**RECORDED INFORMATION:**
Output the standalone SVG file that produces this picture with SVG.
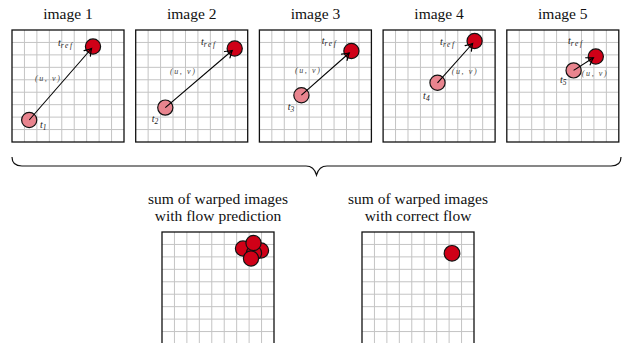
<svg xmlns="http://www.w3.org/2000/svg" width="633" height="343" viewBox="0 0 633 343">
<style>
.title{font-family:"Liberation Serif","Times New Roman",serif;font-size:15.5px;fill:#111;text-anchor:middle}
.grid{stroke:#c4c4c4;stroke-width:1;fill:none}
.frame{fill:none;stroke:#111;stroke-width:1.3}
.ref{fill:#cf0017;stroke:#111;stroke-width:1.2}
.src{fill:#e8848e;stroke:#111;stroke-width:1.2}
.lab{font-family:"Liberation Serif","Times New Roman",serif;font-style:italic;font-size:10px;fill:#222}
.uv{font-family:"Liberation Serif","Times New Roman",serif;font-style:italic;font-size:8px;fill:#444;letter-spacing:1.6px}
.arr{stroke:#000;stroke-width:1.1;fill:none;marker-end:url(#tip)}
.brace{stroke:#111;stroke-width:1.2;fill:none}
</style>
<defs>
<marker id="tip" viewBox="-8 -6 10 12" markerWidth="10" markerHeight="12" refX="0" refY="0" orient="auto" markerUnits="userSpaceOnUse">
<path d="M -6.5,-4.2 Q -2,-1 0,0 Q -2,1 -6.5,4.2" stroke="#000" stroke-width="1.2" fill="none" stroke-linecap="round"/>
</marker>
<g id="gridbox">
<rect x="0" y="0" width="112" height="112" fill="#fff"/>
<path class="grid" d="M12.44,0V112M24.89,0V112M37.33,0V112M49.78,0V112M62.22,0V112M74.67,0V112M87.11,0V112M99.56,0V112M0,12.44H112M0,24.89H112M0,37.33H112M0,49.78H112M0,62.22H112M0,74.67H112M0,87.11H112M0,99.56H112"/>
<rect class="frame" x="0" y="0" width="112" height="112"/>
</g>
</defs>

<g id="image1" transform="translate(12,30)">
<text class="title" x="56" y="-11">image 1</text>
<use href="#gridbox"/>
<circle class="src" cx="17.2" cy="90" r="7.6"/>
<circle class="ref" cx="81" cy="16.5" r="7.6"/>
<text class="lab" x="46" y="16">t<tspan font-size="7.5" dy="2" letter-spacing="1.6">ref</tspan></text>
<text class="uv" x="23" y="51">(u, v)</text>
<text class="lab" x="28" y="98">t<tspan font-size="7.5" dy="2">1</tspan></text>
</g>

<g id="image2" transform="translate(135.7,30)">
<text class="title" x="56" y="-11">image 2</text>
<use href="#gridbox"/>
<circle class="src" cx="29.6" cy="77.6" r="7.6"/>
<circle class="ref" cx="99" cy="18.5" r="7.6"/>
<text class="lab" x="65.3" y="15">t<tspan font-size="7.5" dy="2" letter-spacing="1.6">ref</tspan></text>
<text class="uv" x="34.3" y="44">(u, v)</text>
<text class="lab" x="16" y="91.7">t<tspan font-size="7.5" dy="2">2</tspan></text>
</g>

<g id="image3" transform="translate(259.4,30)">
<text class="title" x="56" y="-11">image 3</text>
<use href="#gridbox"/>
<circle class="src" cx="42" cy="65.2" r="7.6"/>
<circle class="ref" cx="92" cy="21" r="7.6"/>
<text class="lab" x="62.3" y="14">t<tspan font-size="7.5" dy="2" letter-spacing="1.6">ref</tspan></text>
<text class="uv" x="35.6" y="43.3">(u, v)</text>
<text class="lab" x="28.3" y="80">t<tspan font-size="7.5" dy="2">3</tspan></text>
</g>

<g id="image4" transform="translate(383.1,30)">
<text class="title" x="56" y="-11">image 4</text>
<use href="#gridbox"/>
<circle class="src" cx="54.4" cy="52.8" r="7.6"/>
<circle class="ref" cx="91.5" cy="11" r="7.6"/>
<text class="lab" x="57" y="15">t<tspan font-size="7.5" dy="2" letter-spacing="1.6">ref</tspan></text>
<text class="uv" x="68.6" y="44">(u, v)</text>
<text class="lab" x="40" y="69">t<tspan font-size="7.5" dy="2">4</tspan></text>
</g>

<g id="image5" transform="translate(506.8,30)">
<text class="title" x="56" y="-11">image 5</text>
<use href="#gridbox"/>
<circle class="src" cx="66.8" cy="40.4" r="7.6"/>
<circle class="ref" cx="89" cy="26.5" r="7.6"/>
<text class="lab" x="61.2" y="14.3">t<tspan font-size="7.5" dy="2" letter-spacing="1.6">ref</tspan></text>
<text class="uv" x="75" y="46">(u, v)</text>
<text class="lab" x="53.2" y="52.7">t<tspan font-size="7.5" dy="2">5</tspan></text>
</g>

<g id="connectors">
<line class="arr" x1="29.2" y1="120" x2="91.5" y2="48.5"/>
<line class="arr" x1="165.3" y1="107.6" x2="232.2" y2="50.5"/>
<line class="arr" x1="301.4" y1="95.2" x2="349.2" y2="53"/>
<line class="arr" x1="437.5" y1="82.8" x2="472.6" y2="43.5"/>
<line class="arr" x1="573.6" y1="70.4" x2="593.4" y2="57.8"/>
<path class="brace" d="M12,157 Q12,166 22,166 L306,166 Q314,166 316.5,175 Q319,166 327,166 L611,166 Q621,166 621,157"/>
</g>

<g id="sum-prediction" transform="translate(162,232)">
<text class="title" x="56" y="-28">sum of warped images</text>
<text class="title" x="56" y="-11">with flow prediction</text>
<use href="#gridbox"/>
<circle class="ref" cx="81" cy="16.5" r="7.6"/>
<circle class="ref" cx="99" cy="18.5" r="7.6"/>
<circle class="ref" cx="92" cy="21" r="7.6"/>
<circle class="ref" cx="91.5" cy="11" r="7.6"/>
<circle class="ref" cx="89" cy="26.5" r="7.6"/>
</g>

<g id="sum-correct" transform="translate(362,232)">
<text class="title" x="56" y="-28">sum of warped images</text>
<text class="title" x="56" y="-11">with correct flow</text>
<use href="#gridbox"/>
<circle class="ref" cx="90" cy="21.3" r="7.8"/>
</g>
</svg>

**WRITTEN TASK:**
Go through the data above and transcribe it in full, omitting any image.

**EXERCISE SOLUTION:**
Output the standalone SVG file that produces this picture with SVG.
<svg xmlns="http://www.w3.org/2000/svg" width="633" height="343" viewBox="0 0 633 343">
<style>
.title{font-family:"Liberation Serif","Times New Roman",serif;font-size:15.5px;fill:#111;text-anchor:middle}
.grid{stroke:#c4c4c4;stroke-width:1;fill:none}
.frame{fill:none;stroke:#111;stroke-width:1.3}
.ref{fill:#cf0017;stroke:#111;stroke-width:1.2}
.src{fill:#e8848e;stroke:#111;stroke-width:1.2}
.lab{font-family:"Liberation Serif","Times New Roman",serif;font-style:italic;font-size:10px;fill:#222}
.uv{font-family:"Liberation Serif","Times New Roman",serif;font-style:italic;font-size:8px;fill:#444;letter-spacing:1.6px}
.arr{stroke:#000;stroke-width:1.1;fill:none;marker-end:url(#tip)}
.brace{stroke:#111;stroke-width:1.2;fill:none}
</style>
<defs>
<marker id="tip" viewBox="-8 -6 10 12" markerWidth="10" markerHeight="12" refX="0" refY="0" orient="auto" markerUnits="userSpaceOnUse">
<path d="M -6.5,-4.2 Q -2,-1 0,0 Q -2,1 -6.5,4.2" stroke="#000" stroke-width="1.2" fill="none" stroke-linecap="round"/>
</marker>
<g id="gridbox">
<rect x="0" y="0" width="112" height="112" fill="#fff"/>
<path class="grid" d="M12.44,0V112M24.89,0V112M37.33,0V112M49.78,0V112M62.22,0V112M74.67,0V112M87.11,0V112M99.56,0V112M0,12.44H112M0,24.89H112M0,37.33H112M0,49.78H112M0,62.22H112M0,74.67H112M0,87.11H112M0,99.56H112"/>
<rect class="frame" x="0" y="0" width="112" height="112"/>
</g>
</defs>

<g id="image1" transform="translate(12,30)">
<text class="title" x="56" y="-11">image 1</text>
<use href="#gridbox"/>
<circle class="src" cx="17.2" cy="90" r="7.6"/>
<circle class="ref" cx="81" cy="16.5" r="7.6"/>
<text class="lab" x="46" y="16">t<tspan font-size="7.5" dy="2" letter-spacing="1.6">ref</tspan></text>
<text class="uv" x="23" y="51">(u, v)</text>
<text class="lab" x="28" y="98">t<tspan font-size="7.5" dy="2">1</tspan></text>
</g>

<g id="image2" transform="translate(135.7,30)">
<text class="title" x="56" y="-11">image 2</text>
<use href="#gridbox"/>
<circle class="src" cx="29.6" cy="77.6" r="7.6"/>
<circle class="ref" cx="99" cy="18.5" r="7.6"/>
<text class="lab" x="65.3" y="15">t<tspan font-size="7.5" dy="2" letter-spacing="1.6">ref</tspan></text>
<text class="uv" x="34.3" y="44">(u, v)</text>
<text class="lab" x="16" y="91.7">t<tspan font-size="7.5" dy="2">2</tspan></text>
</g>

<g id="image3" transform="translate(259.4,30)">
<text class="title" x="56" y="-11">image 3</text>
<use href="#gridbox"/>
<circle class="src" cx="42" cy="65.2" r="7.6"/>
<circle class="ref" cx="92" cy="21" r="7.6"/>
<text class="lab" x="62.3" y="14">t<tspan font-size="7.5" dy="2" letter-spacing="1.6">ref</tspan></text>
<text class="uv" x="35.6" y="43.3">(u, v)</text>
<text class="lab" x="28.3" y="80">t<tspan font-size="7.5" dy="2">3</tspan></text>
</g>

<g id="image4" transform="translate(383.1,30)">
<text class="title" x="56" y="-11">image 4</text>
<use href="#gridbox"/>
<circle class="src" cx="54.4" cy="52.8" r="7.6"/>
<circle class="ref" cx="91.5" cy="11" r="7.6"/>
<text class="lab" x="57" y="15">t<tspan font-size="7.5" dy="2" letter-spacing="1.6">ref</tspan></text>
<text class="uv" x="68.6" y="44">(u, v)</text>
<text class="lab" x="40" y="69">t<tspan font-size="7.5" dy="2">4</tspan></text>
</g>

<g id="image5" transform="translate(506.8,30)">
<text class="title" x="56" y="-11">image 5</text>
<use href="#gridbox"/>
<circle class="src" cx="66.8" cy="40.4" r="7.6"/>
<circle class="ref" cx="89" cy="26.5" r="7.6"/>
<text class="lab" x="61.2" y="14.3">t<tspan font-size="7.5" dy="2" letter-spacing="1.6">ref</tspan></text>
<text class="uv" x="75" y="46">(u, v)</text>
<text class="lab" x="53.2" y="52.7">t<tspan font-size="7.5" dy="2">5</tspan></text>
</g>

<g id="connectors">
<line class="arr" x1="29.2" y1="120" x2="91.5" y2="48.5"/>
<line class="arr" x1="165.3" y1="107.6" x2="232.2" y2="50.5"/>
<line class="arr" x1="301.4" y1="95.2" x2="349.2" y2="53"/>
<line class="arr" x1="437.5" y1="82.8" x2="472.6" y2="43.5"/>
<line class="arr" x1="573.6" y1="70.4" x2="593.4" y2="57.8"/>
<path class="brace" d="M12,157 Q12,166 22,166 L306,166 Q314,166 316.5,175 Q319,166 327,166 L611,166 Q621,166 621,157"/>
</g>

<g id="sum-prediction" transform="translate(162,232)">
<text class="title" x="56" y="-28">sum of warped images</text>
<text class="title" x="56" y="-11">with flow prediction</text>
<use href="#gridbox"/>
<circle class="ref" cx="81" cy="16.5" r="7.6"/>
<circle class="ref" cx="99" cy="18.5" r="7.6"/>
<circle class="ref" cx="92" cy="21" r="7.6"/>
<circle class="ref" cx="91.5" cy="11" r="7.6"/>
<circle class="ref" cx="89" cy="26.5" r="7.6"/>
</g>

<g id="sum-correct" transform="translate(362,232)">
<text class="title" x="56" y="-28">sum of warped images</text>
<text class="title" x="56" y="-11">with correct flow</text>
<use href="#gridbox"/>
<circle class="ref" cx="90" cy="21.3" r="7.8"/>
</g>
</svg>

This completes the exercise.